__INPUT RECORDS__
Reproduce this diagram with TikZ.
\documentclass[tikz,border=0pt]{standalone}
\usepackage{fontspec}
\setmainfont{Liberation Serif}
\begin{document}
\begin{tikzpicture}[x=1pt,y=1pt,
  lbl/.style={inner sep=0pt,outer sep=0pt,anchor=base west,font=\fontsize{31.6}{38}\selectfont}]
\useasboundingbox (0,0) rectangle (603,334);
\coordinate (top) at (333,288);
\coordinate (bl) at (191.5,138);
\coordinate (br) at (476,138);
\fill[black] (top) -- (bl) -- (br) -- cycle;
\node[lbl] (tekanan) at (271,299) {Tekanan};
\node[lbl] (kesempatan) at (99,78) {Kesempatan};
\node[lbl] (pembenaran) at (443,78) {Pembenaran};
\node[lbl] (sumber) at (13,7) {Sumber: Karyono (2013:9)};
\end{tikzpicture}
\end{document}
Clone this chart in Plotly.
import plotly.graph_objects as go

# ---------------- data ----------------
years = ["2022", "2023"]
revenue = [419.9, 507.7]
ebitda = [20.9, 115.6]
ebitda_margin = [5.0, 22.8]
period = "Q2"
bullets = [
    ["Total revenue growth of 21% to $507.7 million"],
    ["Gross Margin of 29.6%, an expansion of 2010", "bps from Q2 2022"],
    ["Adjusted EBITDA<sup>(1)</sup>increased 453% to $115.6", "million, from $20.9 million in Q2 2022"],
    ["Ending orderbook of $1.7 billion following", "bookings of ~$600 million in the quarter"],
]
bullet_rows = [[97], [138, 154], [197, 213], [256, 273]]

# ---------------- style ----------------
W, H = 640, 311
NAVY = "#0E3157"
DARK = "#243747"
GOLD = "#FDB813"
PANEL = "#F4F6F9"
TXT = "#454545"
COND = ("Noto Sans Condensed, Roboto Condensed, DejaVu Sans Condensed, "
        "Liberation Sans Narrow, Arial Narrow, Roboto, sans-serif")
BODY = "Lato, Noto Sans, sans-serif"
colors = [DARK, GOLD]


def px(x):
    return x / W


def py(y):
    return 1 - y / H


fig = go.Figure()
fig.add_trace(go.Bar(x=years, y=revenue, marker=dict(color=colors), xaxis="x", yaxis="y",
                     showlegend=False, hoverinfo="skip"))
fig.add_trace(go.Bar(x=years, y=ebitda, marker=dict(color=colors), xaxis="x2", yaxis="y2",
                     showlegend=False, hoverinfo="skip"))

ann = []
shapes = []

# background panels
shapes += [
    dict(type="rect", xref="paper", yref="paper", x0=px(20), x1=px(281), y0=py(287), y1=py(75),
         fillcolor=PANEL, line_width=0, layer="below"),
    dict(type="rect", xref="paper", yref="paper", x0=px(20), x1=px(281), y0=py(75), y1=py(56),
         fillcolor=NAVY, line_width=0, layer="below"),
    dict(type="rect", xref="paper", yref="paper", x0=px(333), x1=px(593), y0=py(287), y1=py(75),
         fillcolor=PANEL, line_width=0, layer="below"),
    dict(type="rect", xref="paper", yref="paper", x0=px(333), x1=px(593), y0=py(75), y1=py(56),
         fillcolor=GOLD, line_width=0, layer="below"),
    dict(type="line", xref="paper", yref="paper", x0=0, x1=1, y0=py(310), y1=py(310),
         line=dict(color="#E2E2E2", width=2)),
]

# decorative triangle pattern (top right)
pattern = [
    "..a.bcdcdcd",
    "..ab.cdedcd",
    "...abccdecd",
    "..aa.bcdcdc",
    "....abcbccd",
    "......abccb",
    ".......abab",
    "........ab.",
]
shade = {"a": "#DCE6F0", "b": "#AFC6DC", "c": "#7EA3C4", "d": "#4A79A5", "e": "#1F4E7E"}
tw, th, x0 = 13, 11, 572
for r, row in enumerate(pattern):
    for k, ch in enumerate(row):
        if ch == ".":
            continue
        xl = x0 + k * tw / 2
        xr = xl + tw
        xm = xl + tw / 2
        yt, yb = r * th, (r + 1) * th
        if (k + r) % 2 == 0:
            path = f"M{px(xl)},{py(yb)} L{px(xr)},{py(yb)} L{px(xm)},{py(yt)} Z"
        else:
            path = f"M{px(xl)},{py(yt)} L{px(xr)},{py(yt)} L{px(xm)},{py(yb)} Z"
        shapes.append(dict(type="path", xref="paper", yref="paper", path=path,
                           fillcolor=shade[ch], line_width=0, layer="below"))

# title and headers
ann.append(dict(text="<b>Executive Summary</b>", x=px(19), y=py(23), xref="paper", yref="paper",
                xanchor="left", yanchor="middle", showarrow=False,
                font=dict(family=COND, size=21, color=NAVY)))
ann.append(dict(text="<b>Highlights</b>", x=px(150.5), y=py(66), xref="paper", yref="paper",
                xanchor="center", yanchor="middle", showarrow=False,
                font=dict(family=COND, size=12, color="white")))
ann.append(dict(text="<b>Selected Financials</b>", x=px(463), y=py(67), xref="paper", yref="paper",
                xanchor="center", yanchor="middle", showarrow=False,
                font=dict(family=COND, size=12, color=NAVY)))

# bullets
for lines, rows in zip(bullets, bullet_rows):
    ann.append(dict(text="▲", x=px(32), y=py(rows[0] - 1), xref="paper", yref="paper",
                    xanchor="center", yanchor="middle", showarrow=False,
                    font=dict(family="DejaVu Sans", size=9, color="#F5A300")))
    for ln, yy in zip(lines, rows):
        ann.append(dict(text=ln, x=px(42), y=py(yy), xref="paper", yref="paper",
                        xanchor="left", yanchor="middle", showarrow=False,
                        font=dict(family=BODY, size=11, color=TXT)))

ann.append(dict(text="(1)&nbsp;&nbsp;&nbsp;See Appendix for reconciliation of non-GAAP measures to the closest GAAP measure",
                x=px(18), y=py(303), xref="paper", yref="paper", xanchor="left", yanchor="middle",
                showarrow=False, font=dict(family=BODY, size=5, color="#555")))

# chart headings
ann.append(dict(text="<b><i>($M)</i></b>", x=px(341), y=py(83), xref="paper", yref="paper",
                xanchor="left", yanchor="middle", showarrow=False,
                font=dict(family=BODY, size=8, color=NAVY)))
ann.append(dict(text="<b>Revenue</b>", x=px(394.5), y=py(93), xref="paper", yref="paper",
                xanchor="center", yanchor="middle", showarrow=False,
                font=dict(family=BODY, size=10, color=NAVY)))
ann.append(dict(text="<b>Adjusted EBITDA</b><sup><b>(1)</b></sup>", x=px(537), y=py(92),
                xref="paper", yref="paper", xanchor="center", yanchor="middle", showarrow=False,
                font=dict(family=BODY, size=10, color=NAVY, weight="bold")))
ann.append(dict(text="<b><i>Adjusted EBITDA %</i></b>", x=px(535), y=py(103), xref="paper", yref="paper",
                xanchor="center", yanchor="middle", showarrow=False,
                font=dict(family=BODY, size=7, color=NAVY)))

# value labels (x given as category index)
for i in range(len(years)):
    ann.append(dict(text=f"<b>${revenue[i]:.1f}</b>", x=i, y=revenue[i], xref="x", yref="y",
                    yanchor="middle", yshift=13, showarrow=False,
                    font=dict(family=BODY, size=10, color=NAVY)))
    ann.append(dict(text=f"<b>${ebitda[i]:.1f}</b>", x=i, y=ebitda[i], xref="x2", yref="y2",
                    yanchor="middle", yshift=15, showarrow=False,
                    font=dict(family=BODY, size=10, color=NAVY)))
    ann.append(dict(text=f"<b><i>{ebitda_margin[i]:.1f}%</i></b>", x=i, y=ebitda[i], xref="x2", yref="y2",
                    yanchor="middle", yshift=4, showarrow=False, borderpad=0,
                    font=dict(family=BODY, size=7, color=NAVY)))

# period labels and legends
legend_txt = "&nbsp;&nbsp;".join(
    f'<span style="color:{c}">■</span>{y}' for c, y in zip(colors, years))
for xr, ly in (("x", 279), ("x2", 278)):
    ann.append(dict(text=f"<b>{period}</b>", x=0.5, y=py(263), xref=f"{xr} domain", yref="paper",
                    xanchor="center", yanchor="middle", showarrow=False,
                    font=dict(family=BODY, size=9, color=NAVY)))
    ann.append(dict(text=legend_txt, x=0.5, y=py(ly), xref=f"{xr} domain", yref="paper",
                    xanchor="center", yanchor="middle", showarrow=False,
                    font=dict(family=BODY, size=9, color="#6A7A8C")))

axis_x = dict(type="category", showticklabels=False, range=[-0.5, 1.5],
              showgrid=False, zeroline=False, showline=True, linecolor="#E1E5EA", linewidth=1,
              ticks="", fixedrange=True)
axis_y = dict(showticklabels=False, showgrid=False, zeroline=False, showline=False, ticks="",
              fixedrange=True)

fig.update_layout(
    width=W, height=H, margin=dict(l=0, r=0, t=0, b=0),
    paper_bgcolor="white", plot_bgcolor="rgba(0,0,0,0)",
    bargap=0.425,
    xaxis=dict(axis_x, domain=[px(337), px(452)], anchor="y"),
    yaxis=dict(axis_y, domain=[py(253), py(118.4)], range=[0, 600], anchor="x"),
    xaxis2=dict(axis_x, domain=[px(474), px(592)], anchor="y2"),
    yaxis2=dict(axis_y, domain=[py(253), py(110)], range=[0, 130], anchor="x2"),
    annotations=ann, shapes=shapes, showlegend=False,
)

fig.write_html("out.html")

__INSTRUCTIONS TO FOLLOW__
The lines above from the one containing "Clone this chart in Plotly." through the one containing "shapes = []" are to be set down exactly, and no others.

__TASK RESULT__
Clone this chart in Plotly.
import plotly.graph_objects as go

# ---------------- data ----------------
years = ["2022", "2023"]
revenue = [419.9, 507.7]
ebitda = [20.9, 115.6]
ebitda_margin = [5.0, 22.8]
period = "Q2"
bullets = [
    ["Total revenue growth of 21% to $507.7 million"],
    ["Gross Margin of 29.6%, an expansion of 2010", "bps from Q2 2022"],
    ["Adjusted EBITDA<sup>(1)</sup>increased 453% to $115.6", "million, from $20.9 million in Q2 2022"],
    ["Ending orderbook of $1.7 billion following", "bookings of ~$600 million in the quarter"],
]
bullet_rows = [[97], [138, 154], [197, 213], [256, 273]]

# ---------------- style ----------------
W, H = 640, 311
NAVY = "#0E3157"
DARK = "#243747"
GOLD = "#FDB813"
PANEL = "#F4F6F9"
TXT = "#454545"
COND = ("Noto Sans Condensed, Roboto Condensed, DejaVu Sans Condensed, "
        "Liberation Sans Narrow, Arial Narrow, Roboto, sans-serif")
BODY = "Lato, Noto Sans, sans-serif"
colors = [DARK, GOLD]


def px(x):
    return x / W


def py(y):
    return 1 - y / H


fig = go.Figure()
fig.add_trace(go.Bar(x=years, y=revenue, marker=dict(color=colors), xaxis="x", yaxis="y",
                     showlegend=False, hoverinfo="skip"))
fig.add_trace(go.Bar(x=years, y=ebitda, marker=dict(color=colors), xaxis="x2", yaxis="y2",
                     showlegend=False, hoverinfo="skip"))

ann = []
shapes = []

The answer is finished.